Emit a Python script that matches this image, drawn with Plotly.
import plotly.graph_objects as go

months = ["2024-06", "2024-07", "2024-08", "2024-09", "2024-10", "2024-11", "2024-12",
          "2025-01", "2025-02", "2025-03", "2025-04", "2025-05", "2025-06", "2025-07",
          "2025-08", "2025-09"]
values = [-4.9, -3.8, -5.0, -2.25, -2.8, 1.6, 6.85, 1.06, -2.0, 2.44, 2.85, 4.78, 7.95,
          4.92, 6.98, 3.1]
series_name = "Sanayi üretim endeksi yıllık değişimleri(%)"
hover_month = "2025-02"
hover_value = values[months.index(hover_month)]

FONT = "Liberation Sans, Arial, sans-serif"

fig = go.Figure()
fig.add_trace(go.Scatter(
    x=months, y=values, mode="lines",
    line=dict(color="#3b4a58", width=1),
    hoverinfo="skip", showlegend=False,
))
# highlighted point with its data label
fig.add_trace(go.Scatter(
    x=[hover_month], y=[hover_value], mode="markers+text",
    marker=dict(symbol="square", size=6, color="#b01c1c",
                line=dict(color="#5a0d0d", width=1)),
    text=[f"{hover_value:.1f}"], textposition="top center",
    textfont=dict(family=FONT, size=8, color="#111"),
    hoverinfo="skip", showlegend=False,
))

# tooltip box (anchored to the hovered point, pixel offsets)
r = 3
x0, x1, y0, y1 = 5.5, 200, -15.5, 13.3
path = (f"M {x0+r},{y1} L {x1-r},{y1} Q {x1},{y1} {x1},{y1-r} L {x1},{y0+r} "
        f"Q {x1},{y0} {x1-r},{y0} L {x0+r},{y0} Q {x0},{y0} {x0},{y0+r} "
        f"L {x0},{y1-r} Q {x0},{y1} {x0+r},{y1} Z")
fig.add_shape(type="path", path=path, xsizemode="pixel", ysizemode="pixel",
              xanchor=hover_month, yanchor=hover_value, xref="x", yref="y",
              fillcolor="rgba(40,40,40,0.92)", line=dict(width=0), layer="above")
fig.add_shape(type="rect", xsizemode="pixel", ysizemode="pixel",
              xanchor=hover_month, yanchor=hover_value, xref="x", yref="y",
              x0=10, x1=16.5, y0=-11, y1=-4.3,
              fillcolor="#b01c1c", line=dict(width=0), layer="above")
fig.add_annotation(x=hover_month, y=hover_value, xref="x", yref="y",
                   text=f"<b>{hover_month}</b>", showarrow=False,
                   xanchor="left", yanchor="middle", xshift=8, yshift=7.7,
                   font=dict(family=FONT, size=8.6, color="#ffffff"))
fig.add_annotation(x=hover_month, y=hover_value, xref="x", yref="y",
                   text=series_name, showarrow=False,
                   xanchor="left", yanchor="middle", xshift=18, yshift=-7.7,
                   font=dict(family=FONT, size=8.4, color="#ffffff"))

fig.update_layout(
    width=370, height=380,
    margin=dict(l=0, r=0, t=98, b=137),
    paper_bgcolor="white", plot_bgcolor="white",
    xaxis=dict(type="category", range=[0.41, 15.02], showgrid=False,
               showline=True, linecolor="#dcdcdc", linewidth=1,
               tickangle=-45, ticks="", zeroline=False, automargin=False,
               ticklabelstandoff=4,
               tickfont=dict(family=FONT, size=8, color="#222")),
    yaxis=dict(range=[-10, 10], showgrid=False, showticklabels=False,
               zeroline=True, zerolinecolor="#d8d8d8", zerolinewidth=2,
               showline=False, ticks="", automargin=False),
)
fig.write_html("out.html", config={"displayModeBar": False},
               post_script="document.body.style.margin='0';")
...
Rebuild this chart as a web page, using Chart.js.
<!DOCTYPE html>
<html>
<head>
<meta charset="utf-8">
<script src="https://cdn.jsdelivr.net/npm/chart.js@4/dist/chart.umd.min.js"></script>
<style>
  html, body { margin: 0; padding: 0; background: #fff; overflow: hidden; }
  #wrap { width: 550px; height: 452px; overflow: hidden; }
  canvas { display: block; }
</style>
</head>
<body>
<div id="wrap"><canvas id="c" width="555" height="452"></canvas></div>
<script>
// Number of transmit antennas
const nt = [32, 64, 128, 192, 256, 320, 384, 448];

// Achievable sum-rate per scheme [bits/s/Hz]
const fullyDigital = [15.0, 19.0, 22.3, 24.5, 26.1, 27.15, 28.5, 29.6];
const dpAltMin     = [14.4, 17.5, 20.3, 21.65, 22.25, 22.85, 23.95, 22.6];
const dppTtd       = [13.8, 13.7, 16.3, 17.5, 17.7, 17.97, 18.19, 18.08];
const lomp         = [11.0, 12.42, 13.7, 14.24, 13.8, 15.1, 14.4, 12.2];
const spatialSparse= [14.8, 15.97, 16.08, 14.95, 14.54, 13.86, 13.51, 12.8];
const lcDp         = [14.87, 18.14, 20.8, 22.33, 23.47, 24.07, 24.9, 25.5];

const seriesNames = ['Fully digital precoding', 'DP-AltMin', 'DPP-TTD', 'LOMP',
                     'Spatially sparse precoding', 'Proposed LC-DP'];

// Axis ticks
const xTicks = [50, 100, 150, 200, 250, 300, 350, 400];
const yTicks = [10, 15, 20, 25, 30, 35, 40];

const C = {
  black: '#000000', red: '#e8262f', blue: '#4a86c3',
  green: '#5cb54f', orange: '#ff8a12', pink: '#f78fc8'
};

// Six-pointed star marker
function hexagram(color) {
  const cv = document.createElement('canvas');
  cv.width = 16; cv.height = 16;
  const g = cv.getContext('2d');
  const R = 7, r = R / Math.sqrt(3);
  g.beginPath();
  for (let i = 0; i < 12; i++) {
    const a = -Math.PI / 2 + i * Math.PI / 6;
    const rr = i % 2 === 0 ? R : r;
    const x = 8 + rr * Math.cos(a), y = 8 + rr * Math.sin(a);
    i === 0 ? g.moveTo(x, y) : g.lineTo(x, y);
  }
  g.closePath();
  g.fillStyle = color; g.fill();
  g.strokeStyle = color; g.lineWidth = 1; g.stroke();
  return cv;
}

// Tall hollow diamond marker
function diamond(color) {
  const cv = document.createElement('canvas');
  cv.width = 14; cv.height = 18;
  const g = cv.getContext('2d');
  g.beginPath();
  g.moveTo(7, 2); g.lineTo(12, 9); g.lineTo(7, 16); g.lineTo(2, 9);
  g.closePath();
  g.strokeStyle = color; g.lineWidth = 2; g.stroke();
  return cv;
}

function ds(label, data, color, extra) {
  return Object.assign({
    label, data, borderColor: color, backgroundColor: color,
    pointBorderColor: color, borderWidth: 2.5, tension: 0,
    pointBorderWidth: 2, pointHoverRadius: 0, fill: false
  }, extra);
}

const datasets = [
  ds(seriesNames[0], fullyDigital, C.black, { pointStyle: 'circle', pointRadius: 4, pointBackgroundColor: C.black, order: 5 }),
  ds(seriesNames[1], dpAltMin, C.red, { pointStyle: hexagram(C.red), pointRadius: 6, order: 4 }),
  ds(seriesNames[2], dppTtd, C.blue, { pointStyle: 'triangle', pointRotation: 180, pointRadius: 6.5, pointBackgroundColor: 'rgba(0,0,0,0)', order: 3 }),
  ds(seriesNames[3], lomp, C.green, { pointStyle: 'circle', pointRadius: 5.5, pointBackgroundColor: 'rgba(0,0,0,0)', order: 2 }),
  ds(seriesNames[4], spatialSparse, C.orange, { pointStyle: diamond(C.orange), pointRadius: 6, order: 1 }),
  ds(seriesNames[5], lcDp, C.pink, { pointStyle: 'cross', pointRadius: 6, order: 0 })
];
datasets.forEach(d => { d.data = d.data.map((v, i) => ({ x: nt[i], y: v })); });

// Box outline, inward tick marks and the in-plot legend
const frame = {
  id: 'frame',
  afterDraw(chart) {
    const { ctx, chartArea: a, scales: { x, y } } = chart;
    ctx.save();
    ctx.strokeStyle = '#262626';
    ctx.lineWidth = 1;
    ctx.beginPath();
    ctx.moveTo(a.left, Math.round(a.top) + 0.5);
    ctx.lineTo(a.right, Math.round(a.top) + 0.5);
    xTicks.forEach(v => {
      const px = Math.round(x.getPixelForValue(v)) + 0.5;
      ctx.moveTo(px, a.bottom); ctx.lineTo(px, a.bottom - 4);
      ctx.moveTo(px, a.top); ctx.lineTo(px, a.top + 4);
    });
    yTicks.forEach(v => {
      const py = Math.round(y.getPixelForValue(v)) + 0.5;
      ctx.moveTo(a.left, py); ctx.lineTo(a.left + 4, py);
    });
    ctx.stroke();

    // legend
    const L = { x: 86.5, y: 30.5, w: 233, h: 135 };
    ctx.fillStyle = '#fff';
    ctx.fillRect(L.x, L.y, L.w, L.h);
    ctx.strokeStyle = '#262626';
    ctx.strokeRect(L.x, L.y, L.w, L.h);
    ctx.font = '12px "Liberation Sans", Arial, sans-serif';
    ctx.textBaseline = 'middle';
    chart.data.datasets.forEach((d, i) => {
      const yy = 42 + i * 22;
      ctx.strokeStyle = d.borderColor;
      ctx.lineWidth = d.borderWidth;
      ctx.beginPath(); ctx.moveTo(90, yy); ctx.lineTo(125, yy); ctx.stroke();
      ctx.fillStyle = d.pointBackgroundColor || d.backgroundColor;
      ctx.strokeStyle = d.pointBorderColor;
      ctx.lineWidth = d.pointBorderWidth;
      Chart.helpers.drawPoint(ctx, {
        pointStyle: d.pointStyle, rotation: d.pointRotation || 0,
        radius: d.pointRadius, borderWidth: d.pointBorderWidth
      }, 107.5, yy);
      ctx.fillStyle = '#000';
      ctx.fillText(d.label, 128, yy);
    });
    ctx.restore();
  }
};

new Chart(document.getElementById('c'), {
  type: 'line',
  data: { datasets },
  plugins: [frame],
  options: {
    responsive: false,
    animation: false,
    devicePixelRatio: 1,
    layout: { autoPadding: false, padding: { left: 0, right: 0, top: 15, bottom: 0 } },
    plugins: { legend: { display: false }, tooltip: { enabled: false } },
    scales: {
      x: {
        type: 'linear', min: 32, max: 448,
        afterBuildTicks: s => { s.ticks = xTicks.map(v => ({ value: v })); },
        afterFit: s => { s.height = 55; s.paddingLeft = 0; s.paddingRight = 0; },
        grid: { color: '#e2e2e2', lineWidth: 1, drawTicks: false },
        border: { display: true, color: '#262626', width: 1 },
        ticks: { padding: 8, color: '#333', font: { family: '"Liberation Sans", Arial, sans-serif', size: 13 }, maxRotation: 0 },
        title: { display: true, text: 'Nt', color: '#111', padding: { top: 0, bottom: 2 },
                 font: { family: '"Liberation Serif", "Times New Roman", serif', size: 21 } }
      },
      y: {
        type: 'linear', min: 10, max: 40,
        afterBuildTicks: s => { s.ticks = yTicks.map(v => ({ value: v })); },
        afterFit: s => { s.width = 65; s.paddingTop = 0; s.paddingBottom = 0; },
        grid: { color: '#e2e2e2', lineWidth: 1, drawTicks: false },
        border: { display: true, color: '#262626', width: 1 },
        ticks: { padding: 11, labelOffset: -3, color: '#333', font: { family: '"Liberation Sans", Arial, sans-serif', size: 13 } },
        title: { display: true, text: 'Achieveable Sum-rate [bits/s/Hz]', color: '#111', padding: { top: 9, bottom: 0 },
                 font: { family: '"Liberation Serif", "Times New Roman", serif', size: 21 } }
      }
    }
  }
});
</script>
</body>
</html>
---
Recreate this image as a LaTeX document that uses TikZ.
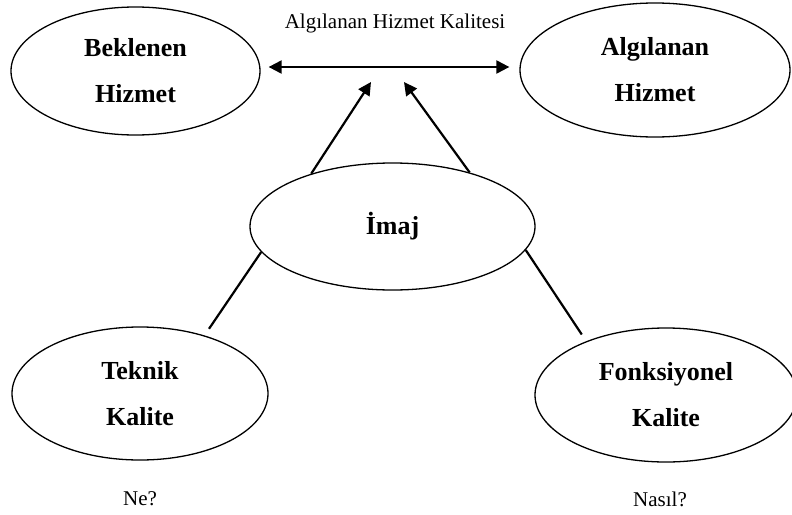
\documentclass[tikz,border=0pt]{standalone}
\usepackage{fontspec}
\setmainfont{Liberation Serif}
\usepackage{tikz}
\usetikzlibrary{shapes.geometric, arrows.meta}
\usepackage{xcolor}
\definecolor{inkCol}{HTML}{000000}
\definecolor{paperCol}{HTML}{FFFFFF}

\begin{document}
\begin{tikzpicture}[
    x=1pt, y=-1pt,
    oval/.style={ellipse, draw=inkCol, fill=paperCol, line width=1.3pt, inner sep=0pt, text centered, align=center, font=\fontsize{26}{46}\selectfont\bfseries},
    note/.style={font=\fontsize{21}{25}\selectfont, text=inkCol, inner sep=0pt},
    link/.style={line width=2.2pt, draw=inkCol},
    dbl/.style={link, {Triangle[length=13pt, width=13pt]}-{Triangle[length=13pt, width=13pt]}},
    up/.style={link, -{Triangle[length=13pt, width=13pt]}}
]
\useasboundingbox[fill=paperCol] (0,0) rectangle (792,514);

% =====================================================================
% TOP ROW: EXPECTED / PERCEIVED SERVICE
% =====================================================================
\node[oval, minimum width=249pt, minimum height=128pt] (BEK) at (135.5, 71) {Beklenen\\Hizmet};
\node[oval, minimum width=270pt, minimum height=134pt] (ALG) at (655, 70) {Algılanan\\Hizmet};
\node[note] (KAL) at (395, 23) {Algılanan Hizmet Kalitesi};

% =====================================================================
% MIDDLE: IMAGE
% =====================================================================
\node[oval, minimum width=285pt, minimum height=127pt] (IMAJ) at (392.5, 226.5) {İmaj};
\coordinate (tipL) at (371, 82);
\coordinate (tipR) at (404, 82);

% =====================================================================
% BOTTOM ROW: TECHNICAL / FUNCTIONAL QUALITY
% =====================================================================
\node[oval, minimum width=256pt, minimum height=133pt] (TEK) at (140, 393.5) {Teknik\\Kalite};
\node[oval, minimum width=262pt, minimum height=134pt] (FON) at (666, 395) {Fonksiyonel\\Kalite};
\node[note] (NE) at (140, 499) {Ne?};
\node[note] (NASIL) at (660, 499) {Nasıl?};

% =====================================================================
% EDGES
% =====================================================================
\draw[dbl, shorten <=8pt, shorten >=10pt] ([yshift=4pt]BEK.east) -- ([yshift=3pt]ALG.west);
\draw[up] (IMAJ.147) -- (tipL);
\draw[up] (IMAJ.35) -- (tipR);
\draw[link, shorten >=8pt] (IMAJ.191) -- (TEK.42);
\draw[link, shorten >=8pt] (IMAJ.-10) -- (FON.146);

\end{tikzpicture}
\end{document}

## Task instructions
Leave out the pictures, and copy only the lines from the one holding "Recreate this image" through the one holding "(0,0) rectangle (792,514);", exactly as written.

## Task output
Recreate this image as a LaTeX document that uses TikZ.
\documentclass[tikz,border=0pt]{standalone}
\usepackage{fontspec}
\setmainfont{Liberation Serif}
\usepackage{tikz}
\usetikzlibrary{shapes.geometric, arrows.meta}
\usepackage{xcolor}
\definecolor{inkCol}{HTML}{000000}
\definecolor{paperCol}{HTML}{FFFFFF}

\begin{document}
\begin{tikzpicture}[
    x=1pt, y=-1pt,
    oval/.style={ellipse, draw=inkCol, fill=paperCol, line width=1.3pt, inner sep=0pt, text centered, align=center, font=\fontsize{26}{46}\selectfont\bfseries},
    note/.style={font=\fontsize{21}{25}\selectfont, text=inkCol, inner sep=0pt},
    link/.style={line width=2.2pt, draw=inkCol},
    dbl/.style={link, {Triangle[length=13pt, width=13pt]}-{Triangle[length=13pt, width=13pt]}},
    up/.style={link, -{Triangle[length=13pt, width=13pt]}}
]
\useasboundingbox[fill=paperCol] (0,0) rectangle (792,514);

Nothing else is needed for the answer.